Kerala is one of the states in India that has undergone a rapid demographic transition. Due to its low fertility and mortality rates, Kerala reportedly has the highest proportion of older people in its population in India. In addition, large-scale internal and international migration of the younger age groups (about 10 per cent of the population) has left many households without an adult member. This has potentially serious implications for care and living arrangements for older people in Kerala. Using an extensive longitudinal panel (2004–19) of older adults, this chapter explores how living arrangements have changed among older adults in Kerala; how the changes in family size influences the living arrangements; and examines whether this change in living arrangements or household size is associated with changes in the health and survival status of older adults. The results show that a high proportion of the population aged 60 and over in Kerala still live with their family members. The study also found that older persons who live with one other person had a lower chance of dying, while those who lived with five or more household members had an increased risk of mortality. This finding remained even after adjusting for daily living activities score, health perception, sex and age. These results are interesting and raise some crucial questions about the assumptions around the impact of demographic change on older adults in Kerala and India more widely.
Landscapes of care/carescapes represent a recently emerging research area in geographies of care. Carescapes are both geographical settings within and across which care takes place and are subjectively experienced phenomena. However, within this field there is still relatively little research on the care needs and experiences of older men. This chapter redresses this by conducting 79 in-depth interviews of older men and their caregivers, collected from homes as well as care homes in Delhi and Kolkata. The analyses reveals that older men’s care needs, which ranged from personal, economic, health to emotional, were perceived to be inadequately addressed in rapidly transforming societies and family structures. However, the practice of intergenerational reciprocal care is strongly gendered and of involved inequalities of power. Here, the care relationships between older men and their caregivers are situated within wider socio-economic relations which influence the power of each other. Caringscapes in the Indian context are deeply rooted in filial obligation and intergenerational dependence, whereby older adults are entitled to receive care from their offspring in exchange for the care they had provided to their children.
India has one of the most rapidly ageing populations on the planet. There is concern that this rate of population ageing, coupled with the decline of extended families, decreasing fertility rates, increasing life expectancy, widowhood, singlehood or strained intergenerational relationships, will have a negative impact on the availability of (family-based) care for older adults in India, resulting in poorer health and well-being. However, India is a complex and diverse country made up of different states, castes, cultures, and ethnic groups. Moreover, rates of population ageing are not uniform as Indian states are at diverse levels of demographic transition and vary to a great extent in their cultural practices, social norms and socio-political contexts. Indeed, while India’s older adult population has now risen to 8.57 per cent, in states such as Goa and Kerala the percentage of older adults is as high as 11.20 per cent and 12.55 per cent respectively. This introduction provides an overview of these issues by situating the subsequent chapters within the broad demographic trends already mentioned and gives an outline of the structure and chapters of the book. This chapter introduces the need for focus on living arrangements and care and highlight the social, economic and cultural contexts that shape the provision of care for older adults in India.
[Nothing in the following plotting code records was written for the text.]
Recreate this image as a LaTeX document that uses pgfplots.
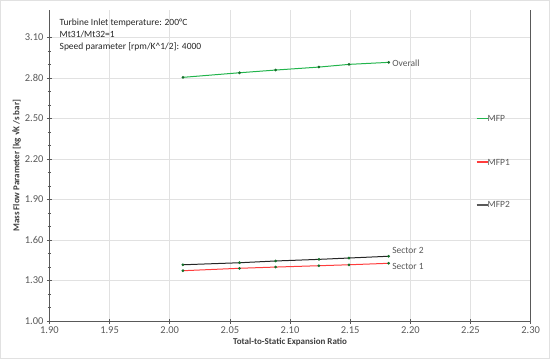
\documentclass[border=0pt]{standalone}
\usepackage{pgfplots}
\pgfplotsset{compat=1.18}
\usepackage{fontspec}
\setmainfont{Carlito}
\definecolor{cgreen}{RGB}{34,180,76}
\definecolor{cred}{RGB}{255,60,60}
\definecolor{cblack}{RGB}{38,38,38}
\definecolor{cmark}{RGB}{20,110,40}
\definecolor{ctick}{RGB}{89,89,89}
\definecolor{cgrid}{RGB}{225,225,225}
\pgfplotstableread{
x y
2.011 2.804
2.058 2.838
2.088 2.858
2.124 2.880
2.149 2.900
2.182 2.915
}\overall
\pgfplotstableread{
x y
2.011 1.417
2.058 1.432
2.088 1.445
2.124 1.457
2.149 1.467
2.182 1.480
}\sectortwo
\pgfplotstableread{
x y
2.011 1.373
2.058 1.391
2.088 1.400
2.124 1.410
2.149 1.417
2.182 1.428
}\sectorone
\newcommand{\legline}[1]{\textcolor{#1}{\rule[0.25em]{11bp}{1.5pt}}}
\begin{document}
\begin{tikzpicture}
\begin{axis}[
  scale only axis,
  width=480bp, height=310bp,
  xmin=1.90, xmax=2.30, ymin=1.00, ymax=3.30,
  xtick={1.90,1.95,...,2.31},
  ytick={1.00,1.30,...,3.11},
  minor y tick num=2,
  xticklabel style={/pgf/number format/.cd,fixed,fixed zerofill,precision=2},
  yticklabel style={/pgf/number format/.cd,fixed,fixed zerofill,precision=2},
  /pgf/number format/assume math mode=true,
  ticklabel style={font=\fontsize{10.5}{12}\selectfont, text=ctick},
  tick align=center,
  major tick length=5bp, minor tick length=3bp,
  tick style={ctick, line width=0.6pt},
  grid=major,
  major grid style={cgrid, line width=0.6pt},
  axis line style={ctick, line width=0.8pt},
  axis x line*=bottom,
  axis y line*=left,
  xlabel={\bfseries Total-to-Static Expansion Ratio},
  ylabel={\bfseries Mass Flow Parameter [kg √K /s bar]},
  label style={font=\fontsize{9}{10}\selectfont, text=ctick!70!black},
  xlabel style={yshift=3bp},
  ylabel style={yshift=-3bp},
  clip=false,
]
\addplot[cgreen, line width=1pt, mark=*, mark size=0.8pt, mark options={cmark, fill=cmark}] table[x=x,y=y] {\overall};
\addplot[cred, line width=1pt, mark=*, mark size=0.8pt, mark options={cmark, fill=cmark}] table[x=x,y=y] {\sectorone};
\addplot[cblack, line width=1pt, mark=*, mark size=0.8pt, mark options={cmark, fill=cmark}] table[x=x,y=y] {\sectortwo};
\draw[ctick, line width=0.8pt] (rel axis cs:1,0) -- (rel axis cs:1,1);
\node[anchor=west, font=\fontsize{9.5}{11}\selectfont, text=ctick, inner sep=1bp] at (axis cs:2.184,2.912) {Overall};
\node[anchor=west, font=\fontsize{9.5}{11}\selectfont, text=ctick, inner sep=1bp] at (axis cs:2.184,1.526) {Sector 2};
\node[anchor=west, font=\fontsize{9.5}{11}\selectfont, text=ctick, inner sep=1bp] at (axis cs:2.184,1.403) {Sector 1};
\node[anchor=west, font=\fontsize{9.5}{11}\selectfont, text=ctick, inner sep=0pt] at (rel axis cs:0.8875,0.652) {\legline{cgreen}MFP};
\node[anchor=west, font=\fontsize{9.5}{11}\selectfont, text=ctick, inner sep=0pt] at (rel axis cs:0.8875,0.512) {\legline{cred}MFP1};
\node[anchor=west, font=\fontsize{9.5}{11}\selectfont, text=ctick, inner sep=0pt] at (rel axis cs:0.8875,0.374) {\legline{ctick}MFP2};
\node[anchor=north west, align=left, font=\fontsize{9.5}{12}\selectfont, text=black!85, inner sep=0pt] at ([xshift=10bp,yshift=-8bp]rel axis cs:0,1) {Turbine Inlet temperature: 200°C\\Mt31/Mt32=1\\Speed parameter [rpm/K\textasciicircum 1/2]: 4000};
\draw[cgrid, line width=0.6pt] ([xshift=-49bp,yshift=-37bp]rel axis cs:0,0) rectangle ([xshift=19bp,yshift=10bp]rel axis cs:1,1);
\end{axis}
\end{tikzpicture}
\end{document}
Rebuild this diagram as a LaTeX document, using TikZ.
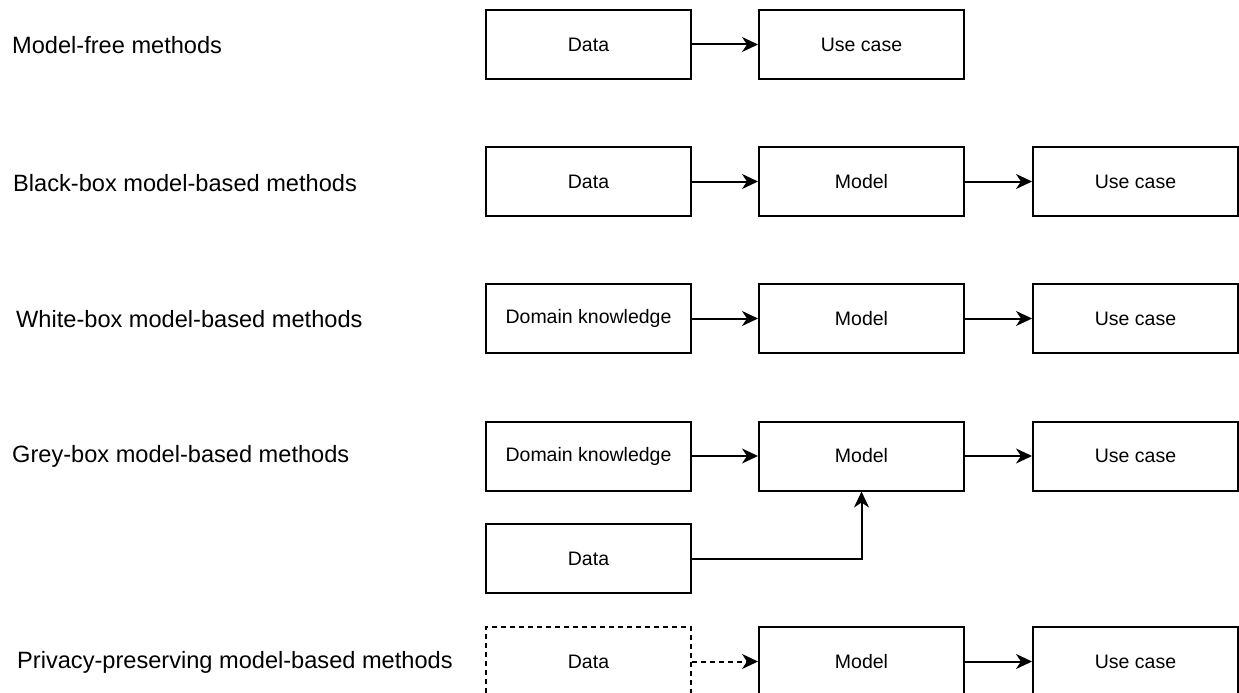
\documentclass[tikz,border=0pt]{standalone}
\usepackage{fontspec}
\setmainfont{Liberation Sans}
\usetikzlibrary{arrows.meta}

\begin{document}
\begin{tikzpicture}[x=1pt, y=-1pt,
    box/.style={draw, line width=2pt, minimum width=205pt, minimum height=69pt, inner sep=0pt, font=\fontsize{19.5}{23}\selectfont},
    lbl/.style={anchor=west, inner sep=0pt, font=\fontsize{23.6}{28}\selectfont},
    arr/.style={line width=2pt, -{Stealth[length=16pt, width=15pt, inset=5pt]}},
    dashline/.style={dash pattern=on 5pt off 4pt}]
    \useasboundingbox (0,0) rectangle (1239,693);
    % row labels
    \node[lbl] (l1) at (12,45) {Model-free methods};
    \node[lbl] (l2) at (13,183) {Black-box model-based methods};
    \node[lbl] (l3) at (16,319) {White-box model-based methods};
    \node[lbl] (l4) at (12,456) {Grey-box model-based methods};
    \node[lbl] (l5) at (17,662) {Privacy-preserving model-based methods};
    % boxes
    \node[box] (d1) at (588.5,44.5) {Data};
    \node[box] (u1) at (861.5,44.5) {Use case};
    \node[box] (d2) at (588.5,181.5) {Data};
    \node[box] (m2) at (861.5,181.5) {Model};
    \node[box] (u2) at (1135.5,181.5) {Use case};
    \node[box] (k3) at (588.5,318.5) {Domain knowledge};
    \node[box] (m3) at (861.5,318.5) {Model};
    \node[box] (u3) at (1135.5,318.5) {Use case};
    \node[box] (k4) at (588.5,456) {Domain knowledge};
    \node[box] (m4) at (861.5,456) {Model};
    \node[box] (u4) at (1135.5,456) {Use case};
    \node[box] (d4) at (588.5,558.5) {Data};
    \node[box, dashline] (d5) at (588.5,661.5) {Data};
    \node[box] (m5) at (861.5,661.5) {Model};
    \node[box] (u5) at (1135.5,661.5) {Use case};
    % connectors
    \draw[arr] (d1) -- (u1);
    \draw[arr] (d2) -- (m2); \draw[arr] (m2) -- (u2);
    \draw[arr] (k3) -- (m3); \draw[arr] (m3) -- (u3);
    \draw[arr] (k4) -- (m4); \draw[arr] (m4) -- (u4);
    \draw[arr] (d4.east) -| (m4.south);
    \draw[arr, dashline] (d5) -- (m5); \draw[arr] (m5) -- (u5);
\end{tikzpicture}
\end{document}
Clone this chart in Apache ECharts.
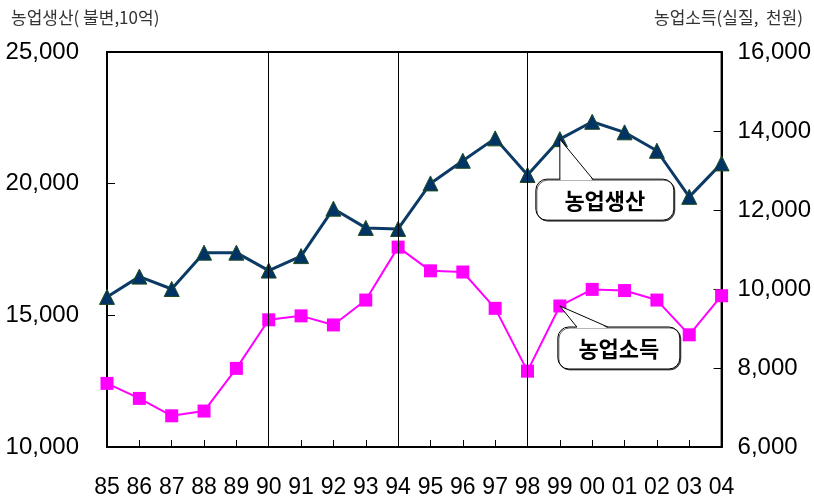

The final chapter draws together the main issues and findings from the wealth of information presented in the previous chapters and reflect on what this means for researchers, social care providers and policy makers in India and elsewhere. Although each chapter makes a unique contribution to our understanding of the impact of the changing living arrangements on the care for older people in India, there are a number of common themes that connect them. The narrative that emerges across these chapters is one that challenges the assumed wisdom about the demographic, industrial and social change on older adults. The chapters in this book tell us a much more complex story about living arrangements and care for older adults in India. Rather than being a single, linear narrative it is a story about the heterogeneity of families, care and migration experiences.
The relationship between living arrangement concordance (the correspondence between the actual and preferred living arrangement) among older people and their well-being in developing countries is relatively under-researched. This is mainly due to the assumption that the actual living arrangement is a partial consequence of preference, although there can be several constraints in achieving this perfect match. To better understand the patterns of living arrangements, living arrangement preferences and the concordance in living arrangement among older adults in India, the authors analyse data gathered from over 9,852 older people in seven states in India under the UNFPA study on Building Knowledge Base on Ageing in India. The preference data show that around one third of older Indians indicated a preference for independent living which is indicative of the likely changes in future living arrangement patterns in the country. Further, living arrangement concordance did not appear to be a significant predictor of self-rated health or better mental health status. The household’s financial condition was the most important predictor that determined health status among older persons.